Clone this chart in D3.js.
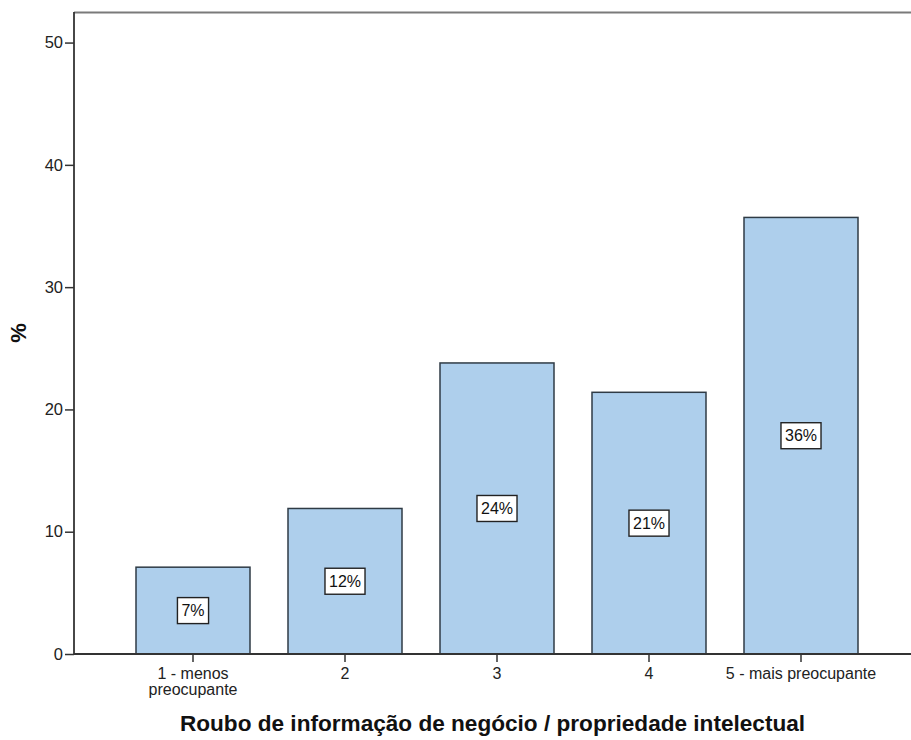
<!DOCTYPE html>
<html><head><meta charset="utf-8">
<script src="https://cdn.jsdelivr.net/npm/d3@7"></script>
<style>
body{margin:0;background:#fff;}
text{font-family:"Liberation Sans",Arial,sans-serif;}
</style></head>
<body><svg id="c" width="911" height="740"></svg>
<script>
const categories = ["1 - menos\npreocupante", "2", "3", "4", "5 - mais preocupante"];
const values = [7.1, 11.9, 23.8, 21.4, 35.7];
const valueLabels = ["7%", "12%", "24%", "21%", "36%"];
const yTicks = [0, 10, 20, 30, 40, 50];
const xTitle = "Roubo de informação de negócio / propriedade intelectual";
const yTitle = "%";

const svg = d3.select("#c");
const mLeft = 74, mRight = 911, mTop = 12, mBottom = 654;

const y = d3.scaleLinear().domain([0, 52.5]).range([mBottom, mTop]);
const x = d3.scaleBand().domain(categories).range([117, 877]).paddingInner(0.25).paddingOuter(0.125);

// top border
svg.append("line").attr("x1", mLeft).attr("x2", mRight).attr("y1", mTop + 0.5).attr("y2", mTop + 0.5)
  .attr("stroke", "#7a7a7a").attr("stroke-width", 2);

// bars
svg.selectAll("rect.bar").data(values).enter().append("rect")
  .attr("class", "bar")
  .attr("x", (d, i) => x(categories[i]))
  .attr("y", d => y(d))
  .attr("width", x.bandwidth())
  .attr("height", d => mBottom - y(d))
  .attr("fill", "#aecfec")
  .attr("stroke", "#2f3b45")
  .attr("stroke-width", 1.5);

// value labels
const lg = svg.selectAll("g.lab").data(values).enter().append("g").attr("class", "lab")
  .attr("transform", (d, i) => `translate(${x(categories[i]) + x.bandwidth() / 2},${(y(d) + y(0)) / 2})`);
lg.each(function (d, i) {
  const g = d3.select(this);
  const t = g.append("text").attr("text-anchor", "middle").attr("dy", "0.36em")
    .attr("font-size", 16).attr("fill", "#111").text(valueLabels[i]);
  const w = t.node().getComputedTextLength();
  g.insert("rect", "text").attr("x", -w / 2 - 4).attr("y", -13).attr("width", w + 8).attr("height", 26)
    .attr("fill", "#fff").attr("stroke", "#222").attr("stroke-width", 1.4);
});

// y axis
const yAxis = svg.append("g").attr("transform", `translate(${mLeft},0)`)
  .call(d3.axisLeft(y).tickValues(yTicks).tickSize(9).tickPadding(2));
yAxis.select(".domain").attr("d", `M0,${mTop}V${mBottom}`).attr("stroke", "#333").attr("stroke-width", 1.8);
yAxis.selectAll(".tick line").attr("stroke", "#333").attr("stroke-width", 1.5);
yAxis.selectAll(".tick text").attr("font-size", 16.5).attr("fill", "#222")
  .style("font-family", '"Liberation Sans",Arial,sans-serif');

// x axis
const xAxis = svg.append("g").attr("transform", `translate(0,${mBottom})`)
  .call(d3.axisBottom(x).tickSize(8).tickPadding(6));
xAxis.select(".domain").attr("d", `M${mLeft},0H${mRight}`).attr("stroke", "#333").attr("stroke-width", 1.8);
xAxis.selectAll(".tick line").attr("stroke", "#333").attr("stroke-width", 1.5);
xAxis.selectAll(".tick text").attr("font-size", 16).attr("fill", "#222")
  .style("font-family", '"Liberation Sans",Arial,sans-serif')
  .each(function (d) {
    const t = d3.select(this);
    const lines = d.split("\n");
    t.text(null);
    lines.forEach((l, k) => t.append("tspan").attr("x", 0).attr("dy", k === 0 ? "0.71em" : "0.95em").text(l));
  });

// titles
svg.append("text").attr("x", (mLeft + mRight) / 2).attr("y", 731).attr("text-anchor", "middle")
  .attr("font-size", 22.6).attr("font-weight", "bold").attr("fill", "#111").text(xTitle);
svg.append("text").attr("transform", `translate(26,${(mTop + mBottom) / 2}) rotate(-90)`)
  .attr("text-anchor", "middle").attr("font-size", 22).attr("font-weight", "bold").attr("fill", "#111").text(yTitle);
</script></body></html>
- - - - -
Exercise aim ::
Leave the images out, please, and restate each line word for word.

Solution for this task ::
Clone this chart in D3.js.
<!DOCTYPE html>
<html><head><meta charset="utf-8">
<script src="https://cdn.jsdelivr.net/npm/d3@7"></script>
<style>
body{margin:0;background:#fff;}
text{font-family:"Liberation Sans",Arial,sans-serif;}
</style></head>
<body><svg id="c" width="911" height="740"></svg>
<script>
const categories = ["1 - menos\npreocupante", "2", "3", "4", "5 - mais preocupante"];
const values = [7.1, 11.9, 23.8, 21.4, 35.7];
const valueLabels = ["7%", "12%", "24%", "21%", "36%"];
const yTicks = [0, 10, 20, 30, 40, 50];
const xTitle = "Roubo de informação de negócio / propriedade intelectual";
const yTitle = "%";

const svg = d3.select("#c");
const mLeft = 74, mRight = 911, mTop = 12, mBottom = 654;

const y = d3.scaleLinear().domain([0, 52.5]).range([mBottom, mTop]);
const x = d3.scaleBand().domain(categories).range([117, 877]).paddingInner(0.25).paddingOuter(0.125);

// top border
svg.append("line").attr("x1", mLeft).attr("x2", mRight).attr("y1", mTop + 0.5).attr("y2", mTop + 0.5)
  .attr("stroke", "#7a7a7a").attr("stroke-width", 2);

// bars
svg.selectAll("rect.bar").data(values).enter().append("rect")
  .attr("class", "bar")
  .attr("x", (d, i) => x(categories[i]))
  .attr("y", d => y(d))
  .attr("width", x.bandwidth())
  .attr("height", d => mBottom - y(d))
  .attr("fill", "#aecfec")
  .attr("stroke", "#2f3b45")
  .attr("stroke-width", 1.5);

// value labels
const lg = svg.selectAll("g.lab").data(values).enter().append("g").attr("class", "lab")
  .attr("transform", (d, i) => `translate(${x(categories[i]) + x.bandwidth() / 2},${(y(d) + y(0)) / 2})`);
lg.each(function (d, i) {
  const g = d3.select(this);
  const t = g.append("text").attr("text-anchor", "middle").attr("dy", "0.36em")
    .attr("font-size", 16).attr("fill", "#111").text(valueLabels[i]);
  const w = t.node().getComputedTextLength();
  g.insert("rect", "text").attr("x", -w / 2 - 4).attr("y", -13).attr("width", w + 8).attr("height", 26)
    .attr("fill", "#fff").attr("stroke", "#222").attr("stroke-width", 1.4);
});

// y axis
const yAxis = svg.append("g").attr("transform", `translate(${mLeft},0)`)
  .call(d3.axisLeft(y).tickValues(yTicks).tickSize(9).tickPadding(2));
yAxis.select(".domain").attr("d", `M0,${mTop}V${mBottom}`).attr("stroke", "#333").attr("stroke-width", 1.8);
yAxis.selectAll(".tick line").attr("stroke", "#333").attr("stroke-width", 1.5);
yAxis.selectAll(".tick text").attr("font-size", 16.5).attr("fill", "#222")
  .style("font-family", '"Liberation Sans",Arial,sans-serif');

// x axis
const xAxis = svg.append("g").attr("transform", `translate(0,${mBottom})`)
  .call(d3.axisBottom(x).tickSize(8).tickPadding(6));
xAxis.select(".domain").attr("d", `M${mLeft},0H${mRight}`).attr("stroke", "#333").attr("stroke-width", 1.8);
xAxis.selectAll(".tick line").attr("stroke", "#333").attr("stroke-width", 1.5);
xAxis.selectAll(".tick text").attr("font-size", 16).attr("fill", "#222")
  .style("font-family", '"Liberation Sans",Arial,sans-serif')
  .each(function (d) {
    const t = d3.select(this);
    const lines = d.split("\n");
    t.text(null);
    lines.forEach((l, k) => t.append("tspan").attr("x", 0).attr("dy", k === 0 ? "0.71em" : "0.95em").text(l));
  });

// titles
svg.append("text").attr("x", (mLeft + mRight) / 2).attr("y", 731).attr("text-anchor", "middle")
  .attr("font-size", 22.6).attr("font-weight", "bold").attr("fill", "#111").text(xTitle);
svg.append("text").attr("transform", `translate(26,${(mTop + mBottom) / 2}) rotate(-90)`)
  .attr("text-anchor", "middle").attr("font-size", 22).attr("font-weight", "bold").attr("fill", "#111").text(yTitle);
</script></body></html>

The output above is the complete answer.